All of these pale before the granddaddy of all Florida drive-thru tales, though:
2015, West Palm Beach: A man throws a live, three-foot alligator through the drive-thru window of a Wendy’s (see photo above). Nobody is hurt, and Florida Fish and Wildlife Conservation officials corral the gator. “He does stuff like this because he thinks it’s funny,” the gator-tosser’s mother says, and, uh … ma’am, I hate to say it, but he’s kind of right.
Never change, Florida. Or, as they say over the drive-thru speaker: Nfffkkhhzz chxggzz, Flrrnngh.
Listen to this, pt. 1
Twenty-five years ago at the Source Awards, OutKast’s Andre 3000 drove a wedge between the East Coast-West Coast rap war by declaring, “The South’s got something to say.” A quarter-century later, he was absolutely right, and NPR has created a magnificent, sprawling project dedicated to tracing the best of Southern rap since that fateful day.

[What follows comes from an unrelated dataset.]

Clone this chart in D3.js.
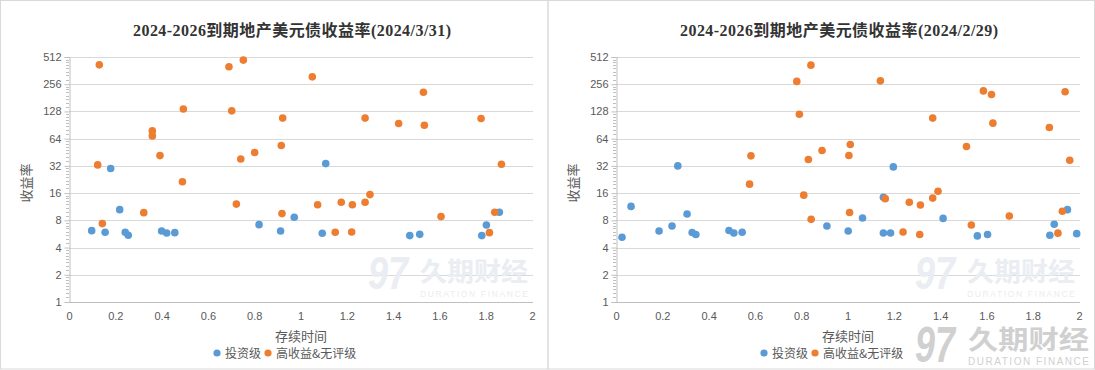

From the sinister vibe of Geto Boys’ “Mind Playing Tricks On Me” (above), one of the most unsettling rap songs ever, to the chaotic wonder of OutKast, to the thundering club jams of Lil Jon, and right on through the hazy brilliance of Future, Southern rap hits every mark of genius. Use that NPR list — yeah, I know, it sounds weird going to NPR for rap, but trust me — as a way to discover some new, hidden gems.
Listen to this, pt. 2
Old 97s, Twelfth
For the traditionalists among you, I present Twelfth, the 12th (whoa) studio album from Old 97s, a crew of guitars/bass/drums/whiskey/cigarettes alt-country veterans. From the opening rockabilly beat of “The Dropouts” to the photo of Roger Staubach on the cover, this is familiar nod-your-head rock, music to raise a glass to on the weekend. Recommended, as is all the Old 97s catalog. (Best bit of Old 97s trivia: in order to dodge some contractual requirements, they’ve toured as their own tribute band. That’s commitment to the cause, man.)
The ongoing Flashlight & A Biscuit Spotify playlist, for your musical enlightenment:
Over at Yahoo this week, I wrote on LeBron James taking the high road after President Trump critiqued James’ hometown icon Goodyear, along with NFL hits on Dez Bryant and Alex Smith. Also feel free to subscribe to the Yahoo Sports Read & React newsletter for more of my sports and sports-adjacent content, free every weekday.
Little man here in Wheeling, West Virginia, swinging right-handed with a left-handed (crossover) grip, wearing crocs, just drained a hole-in-one on this par 3. Oh, and he’s four years old and he’s only been playing a year. I don’t know this kid, but I kind of hate him.